**SOURCE EXCERPT**
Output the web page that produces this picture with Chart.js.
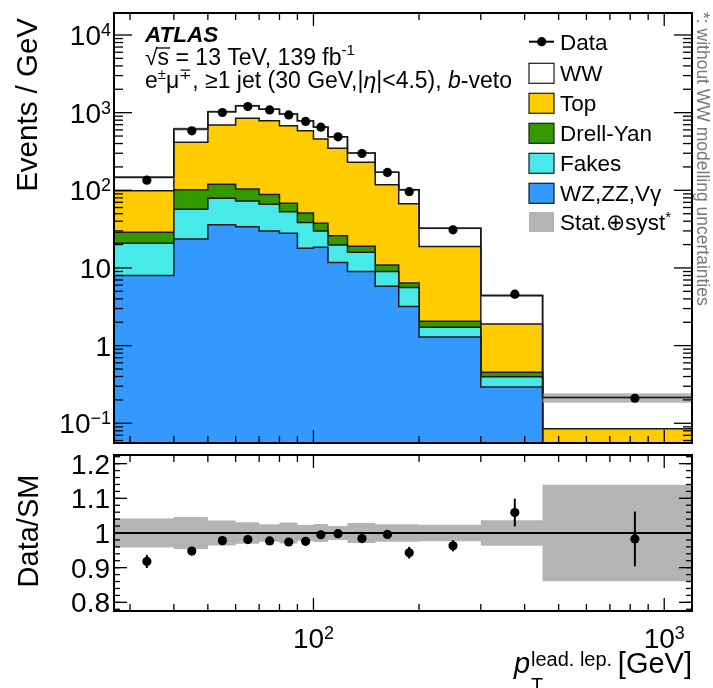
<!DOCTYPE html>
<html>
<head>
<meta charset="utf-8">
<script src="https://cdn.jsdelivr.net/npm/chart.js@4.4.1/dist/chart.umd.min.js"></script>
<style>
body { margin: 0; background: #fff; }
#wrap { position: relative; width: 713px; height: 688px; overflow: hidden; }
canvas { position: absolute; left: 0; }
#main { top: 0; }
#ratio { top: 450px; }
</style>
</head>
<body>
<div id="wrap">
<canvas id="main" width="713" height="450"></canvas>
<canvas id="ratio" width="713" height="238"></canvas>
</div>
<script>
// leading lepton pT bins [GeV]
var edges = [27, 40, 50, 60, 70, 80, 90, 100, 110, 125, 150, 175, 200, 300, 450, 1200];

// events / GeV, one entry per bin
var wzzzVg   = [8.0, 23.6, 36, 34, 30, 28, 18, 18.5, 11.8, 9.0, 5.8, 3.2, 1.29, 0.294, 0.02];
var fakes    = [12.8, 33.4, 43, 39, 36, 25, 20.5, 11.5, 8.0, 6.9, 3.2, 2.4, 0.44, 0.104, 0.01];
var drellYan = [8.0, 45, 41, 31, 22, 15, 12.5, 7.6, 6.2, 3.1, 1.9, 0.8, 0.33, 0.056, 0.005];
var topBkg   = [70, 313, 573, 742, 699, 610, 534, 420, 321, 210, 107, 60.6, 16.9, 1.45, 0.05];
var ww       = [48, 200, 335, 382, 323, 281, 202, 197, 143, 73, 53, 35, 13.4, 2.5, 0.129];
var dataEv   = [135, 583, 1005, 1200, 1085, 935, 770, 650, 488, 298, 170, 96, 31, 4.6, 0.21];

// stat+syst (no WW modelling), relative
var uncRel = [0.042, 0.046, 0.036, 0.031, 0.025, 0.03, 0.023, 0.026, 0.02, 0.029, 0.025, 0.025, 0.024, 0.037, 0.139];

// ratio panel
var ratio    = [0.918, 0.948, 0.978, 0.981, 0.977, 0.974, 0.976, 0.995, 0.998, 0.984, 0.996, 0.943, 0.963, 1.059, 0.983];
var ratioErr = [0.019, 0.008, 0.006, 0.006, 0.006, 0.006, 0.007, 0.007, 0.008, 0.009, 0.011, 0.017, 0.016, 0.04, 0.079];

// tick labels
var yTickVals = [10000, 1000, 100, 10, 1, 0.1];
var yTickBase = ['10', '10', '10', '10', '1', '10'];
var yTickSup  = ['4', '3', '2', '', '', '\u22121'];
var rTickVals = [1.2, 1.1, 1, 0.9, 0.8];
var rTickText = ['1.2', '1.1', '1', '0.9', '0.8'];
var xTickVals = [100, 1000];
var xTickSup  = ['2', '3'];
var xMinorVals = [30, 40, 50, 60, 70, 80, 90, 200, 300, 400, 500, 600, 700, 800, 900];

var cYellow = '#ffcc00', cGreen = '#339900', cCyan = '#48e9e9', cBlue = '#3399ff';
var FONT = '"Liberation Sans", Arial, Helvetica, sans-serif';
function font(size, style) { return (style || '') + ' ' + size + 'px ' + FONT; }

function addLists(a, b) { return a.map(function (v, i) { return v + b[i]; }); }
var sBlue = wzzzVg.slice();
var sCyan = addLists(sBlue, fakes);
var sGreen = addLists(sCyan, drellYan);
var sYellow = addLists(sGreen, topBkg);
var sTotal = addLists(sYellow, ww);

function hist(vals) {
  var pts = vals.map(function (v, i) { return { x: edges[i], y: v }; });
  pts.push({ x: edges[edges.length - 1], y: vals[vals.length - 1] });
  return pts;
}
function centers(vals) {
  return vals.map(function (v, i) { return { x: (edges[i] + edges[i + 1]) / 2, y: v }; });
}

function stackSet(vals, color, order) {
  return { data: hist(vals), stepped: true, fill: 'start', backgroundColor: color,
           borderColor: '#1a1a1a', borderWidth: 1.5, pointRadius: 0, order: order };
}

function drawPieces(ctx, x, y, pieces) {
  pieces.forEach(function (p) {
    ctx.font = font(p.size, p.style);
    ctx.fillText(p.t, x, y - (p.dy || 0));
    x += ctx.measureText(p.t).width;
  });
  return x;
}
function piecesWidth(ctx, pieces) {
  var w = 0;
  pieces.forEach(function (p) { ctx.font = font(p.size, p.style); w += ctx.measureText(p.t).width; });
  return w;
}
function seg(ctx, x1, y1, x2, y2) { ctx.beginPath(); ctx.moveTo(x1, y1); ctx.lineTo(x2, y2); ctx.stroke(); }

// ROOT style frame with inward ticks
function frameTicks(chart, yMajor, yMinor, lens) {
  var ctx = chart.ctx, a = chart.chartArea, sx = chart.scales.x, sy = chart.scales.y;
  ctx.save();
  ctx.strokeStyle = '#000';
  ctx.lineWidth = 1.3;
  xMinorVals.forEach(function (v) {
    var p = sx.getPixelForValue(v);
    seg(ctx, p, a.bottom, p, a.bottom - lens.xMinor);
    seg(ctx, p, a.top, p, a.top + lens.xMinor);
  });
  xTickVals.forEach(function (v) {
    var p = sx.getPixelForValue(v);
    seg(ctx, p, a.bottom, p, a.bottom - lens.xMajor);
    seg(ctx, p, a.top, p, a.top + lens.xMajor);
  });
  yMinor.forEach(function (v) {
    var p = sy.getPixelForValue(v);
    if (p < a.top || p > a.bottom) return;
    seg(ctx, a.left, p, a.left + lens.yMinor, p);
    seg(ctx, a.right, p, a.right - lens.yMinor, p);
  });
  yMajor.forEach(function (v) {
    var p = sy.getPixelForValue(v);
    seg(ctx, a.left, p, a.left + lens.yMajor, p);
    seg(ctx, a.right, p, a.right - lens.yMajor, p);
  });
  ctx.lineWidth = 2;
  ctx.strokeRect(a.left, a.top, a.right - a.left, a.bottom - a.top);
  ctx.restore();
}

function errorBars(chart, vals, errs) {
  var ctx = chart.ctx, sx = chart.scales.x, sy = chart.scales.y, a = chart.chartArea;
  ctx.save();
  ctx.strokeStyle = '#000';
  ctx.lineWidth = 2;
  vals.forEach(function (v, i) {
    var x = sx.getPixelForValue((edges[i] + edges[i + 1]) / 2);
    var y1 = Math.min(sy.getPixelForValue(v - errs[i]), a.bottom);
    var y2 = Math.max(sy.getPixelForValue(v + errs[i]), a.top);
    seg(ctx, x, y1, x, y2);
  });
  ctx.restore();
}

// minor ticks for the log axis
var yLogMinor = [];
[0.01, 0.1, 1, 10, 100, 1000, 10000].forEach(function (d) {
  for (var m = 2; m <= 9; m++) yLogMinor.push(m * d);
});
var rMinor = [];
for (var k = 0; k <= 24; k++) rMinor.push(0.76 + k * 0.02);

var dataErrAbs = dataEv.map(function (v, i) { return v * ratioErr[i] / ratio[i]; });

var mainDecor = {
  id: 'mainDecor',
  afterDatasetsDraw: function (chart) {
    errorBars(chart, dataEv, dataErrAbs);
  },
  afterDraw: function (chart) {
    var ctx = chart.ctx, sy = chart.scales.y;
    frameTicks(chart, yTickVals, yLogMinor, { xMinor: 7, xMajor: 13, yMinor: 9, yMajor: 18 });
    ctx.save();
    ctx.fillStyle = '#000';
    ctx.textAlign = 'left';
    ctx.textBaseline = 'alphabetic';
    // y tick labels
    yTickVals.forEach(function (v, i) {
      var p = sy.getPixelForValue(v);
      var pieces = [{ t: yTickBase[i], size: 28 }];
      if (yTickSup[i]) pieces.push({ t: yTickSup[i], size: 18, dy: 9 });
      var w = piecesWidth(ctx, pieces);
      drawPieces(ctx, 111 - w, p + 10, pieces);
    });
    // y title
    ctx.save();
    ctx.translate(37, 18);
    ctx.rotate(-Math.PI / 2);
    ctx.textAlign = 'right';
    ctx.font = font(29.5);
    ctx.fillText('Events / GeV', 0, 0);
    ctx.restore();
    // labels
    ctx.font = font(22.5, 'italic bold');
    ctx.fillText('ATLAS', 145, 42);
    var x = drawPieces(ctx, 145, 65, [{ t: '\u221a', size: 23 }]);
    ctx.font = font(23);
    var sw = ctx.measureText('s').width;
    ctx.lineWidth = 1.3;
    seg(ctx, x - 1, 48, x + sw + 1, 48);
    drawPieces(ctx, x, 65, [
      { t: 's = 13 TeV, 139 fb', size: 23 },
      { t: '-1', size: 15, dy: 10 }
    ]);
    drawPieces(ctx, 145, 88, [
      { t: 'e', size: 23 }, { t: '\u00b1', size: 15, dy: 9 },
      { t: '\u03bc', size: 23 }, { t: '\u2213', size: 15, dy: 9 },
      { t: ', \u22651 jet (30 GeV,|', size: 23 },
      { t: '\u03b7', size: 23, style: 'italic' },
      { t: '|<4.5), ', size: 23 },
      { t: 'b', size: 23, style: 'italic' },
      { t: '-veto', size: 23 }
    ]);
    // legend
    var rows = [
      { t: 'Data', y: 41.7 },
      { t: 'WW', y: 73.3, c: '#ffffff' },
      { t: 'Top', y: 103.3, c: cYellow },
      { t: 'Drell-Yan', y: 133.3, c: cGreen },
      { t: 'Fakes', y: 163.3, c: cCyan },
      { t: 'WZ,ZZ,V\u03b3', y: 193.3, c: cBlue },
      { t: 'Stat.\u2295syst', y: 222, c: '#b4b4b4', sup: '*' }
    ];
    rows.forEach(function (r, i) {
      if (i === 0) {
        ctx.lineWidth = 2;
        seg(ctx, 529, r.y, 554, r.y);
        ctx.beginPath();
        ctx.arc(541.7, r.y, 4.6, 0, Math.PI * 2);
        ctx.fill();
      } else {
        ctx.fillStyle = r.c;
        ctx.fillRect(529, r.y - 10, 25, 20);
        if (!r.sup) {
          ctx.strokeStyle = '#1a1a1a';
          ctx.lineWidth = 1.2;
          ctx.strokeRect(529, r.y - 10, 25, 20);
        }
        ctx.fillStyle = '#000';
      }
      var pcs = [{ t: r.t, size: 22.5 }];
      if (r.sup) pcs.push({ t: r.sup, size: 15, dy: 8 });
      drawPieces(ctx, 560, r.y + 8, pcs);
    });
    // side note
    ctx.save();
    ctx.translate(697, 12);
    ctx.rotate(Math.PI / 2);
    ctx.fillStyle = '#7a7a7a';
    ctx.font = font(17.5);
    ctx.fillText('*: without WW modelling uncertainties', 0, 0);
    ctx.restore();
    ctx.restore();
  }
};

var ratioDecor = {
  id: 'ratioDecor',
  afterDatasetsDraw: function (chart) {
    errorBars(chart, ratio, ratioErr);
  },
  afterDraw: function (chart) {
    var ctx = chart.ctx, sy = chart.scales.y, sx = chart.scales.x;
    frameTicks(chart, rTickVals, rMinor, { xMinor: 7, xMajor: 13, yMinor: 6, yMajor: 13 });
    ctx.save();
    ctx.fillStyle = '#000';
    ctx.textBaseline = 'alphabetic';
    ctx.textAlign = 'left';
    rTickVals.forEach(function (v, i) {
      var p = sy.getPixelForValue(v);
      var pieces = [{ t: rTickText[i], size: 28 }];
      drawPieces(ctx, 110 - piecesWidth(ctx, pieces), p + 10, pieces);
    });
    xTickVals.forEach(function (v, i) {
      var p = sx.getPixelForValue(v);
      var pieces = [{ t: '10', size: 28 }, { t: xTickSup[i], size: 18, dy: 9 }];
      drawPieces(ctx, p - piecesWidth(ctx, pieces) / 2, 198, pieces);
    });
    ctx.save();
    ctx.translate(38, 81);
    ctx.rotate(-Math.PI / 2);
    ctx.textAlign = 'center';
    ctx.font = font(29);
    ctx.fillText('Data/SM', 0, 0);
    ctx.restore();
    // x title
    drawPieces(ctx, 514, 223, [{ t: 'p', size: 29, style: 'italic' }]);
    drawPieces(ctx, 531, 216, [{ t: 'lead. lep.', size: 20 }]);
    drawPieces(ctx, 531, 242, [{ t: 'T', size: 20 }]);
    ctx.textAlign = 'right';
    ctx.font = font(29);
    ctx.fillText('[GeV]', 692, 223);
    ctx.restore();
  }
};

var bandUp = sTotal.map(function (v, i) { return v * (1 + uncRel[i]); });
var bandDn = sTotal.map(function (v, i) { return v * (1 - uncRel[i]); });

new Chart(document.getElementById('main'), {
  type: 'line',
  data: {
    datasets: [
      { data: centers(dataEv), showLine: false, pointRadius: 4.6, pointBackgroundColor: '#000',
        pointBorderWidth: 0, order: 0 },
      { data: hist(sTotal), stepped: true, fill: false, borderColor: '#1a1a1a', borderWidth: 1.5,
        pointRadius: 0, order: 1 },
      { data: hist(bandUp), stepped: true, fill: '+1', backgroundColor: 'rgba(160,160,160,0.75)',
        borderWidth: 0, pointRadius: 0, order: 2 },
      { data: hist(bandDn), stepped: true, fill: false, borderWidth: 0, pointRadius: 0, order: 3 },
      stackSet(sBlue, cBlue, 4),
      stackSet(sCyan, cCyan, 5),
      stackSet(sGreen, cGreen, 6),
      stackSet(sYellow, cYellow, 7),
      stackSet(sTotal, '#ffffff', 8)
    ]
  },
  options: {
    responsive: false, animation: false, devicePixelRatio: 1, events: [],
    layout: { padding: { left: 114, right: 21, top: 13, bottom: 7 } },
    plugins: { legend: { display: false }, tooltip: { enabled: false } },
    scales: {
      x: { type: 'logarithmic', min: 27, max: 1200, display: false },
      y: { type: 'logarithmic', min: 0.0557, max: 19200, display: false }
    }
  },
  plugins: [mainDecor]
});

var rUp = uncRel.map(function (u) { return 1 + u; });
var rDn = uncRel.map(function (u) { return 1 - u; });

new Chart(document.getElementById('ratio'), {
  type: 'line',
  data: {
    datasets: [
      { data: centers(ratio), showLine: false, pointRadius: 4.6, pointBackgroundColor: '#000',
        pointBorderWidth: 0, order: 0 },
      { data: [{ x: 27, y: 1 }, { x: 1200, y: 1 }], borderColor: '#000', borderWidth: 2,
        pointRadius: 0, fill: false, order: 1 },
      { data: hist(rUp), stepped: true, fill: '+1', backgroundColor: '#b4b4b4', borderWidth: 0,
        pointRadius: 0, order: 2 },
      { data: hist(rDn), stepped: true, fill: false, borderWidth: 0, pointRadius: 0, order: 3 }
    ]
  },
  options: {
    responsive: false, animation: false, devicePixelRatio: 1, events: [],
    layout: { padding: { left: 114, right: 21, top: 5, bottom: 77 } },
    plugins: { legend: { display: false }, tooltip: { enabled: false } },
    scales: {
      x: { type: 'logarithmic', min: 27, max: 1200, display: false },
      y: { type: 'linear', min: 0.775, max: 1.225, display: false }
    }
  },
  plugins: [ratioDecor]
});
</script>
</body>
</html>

**EXERCISE OBJECTIVE**
From the first line of the listing above, repeat every line through the one holding "300, 450, 1200];". Both ends count, and pictures stay out.

**TASK SOLUTION**
Output the web page that produces this picture with Chart.js.
<!DOCTYPE html>
<html>
<head>
<meta charset="utf-8">
<script src="https://cdn.jsdelivr.net/npm/chart.js@4.4.1/dist/chart.umd.min.js"></script>
<style>
body { margin: 0; background: #fff; }
#wrap { position: relative; width: 713px; height: 688px; overflow: hidden; }
canvas { position: absolute; left: 0; }
#main { top: 0; }
#ratio { top: 450px; }
</style>
</head>
<body>
<div id="wrap">
<canvas id="main" width="713" height="450"></canvas>
<canvas id="ratio" width="713" height="238"></canvas>
</div>
<script>
// leading lepton pT bins [GeV]
var edges = [27, 40, 50, 60, 70, 80, 90, 100, 110, 125, 150, 175, 200, 300, 450, 1200];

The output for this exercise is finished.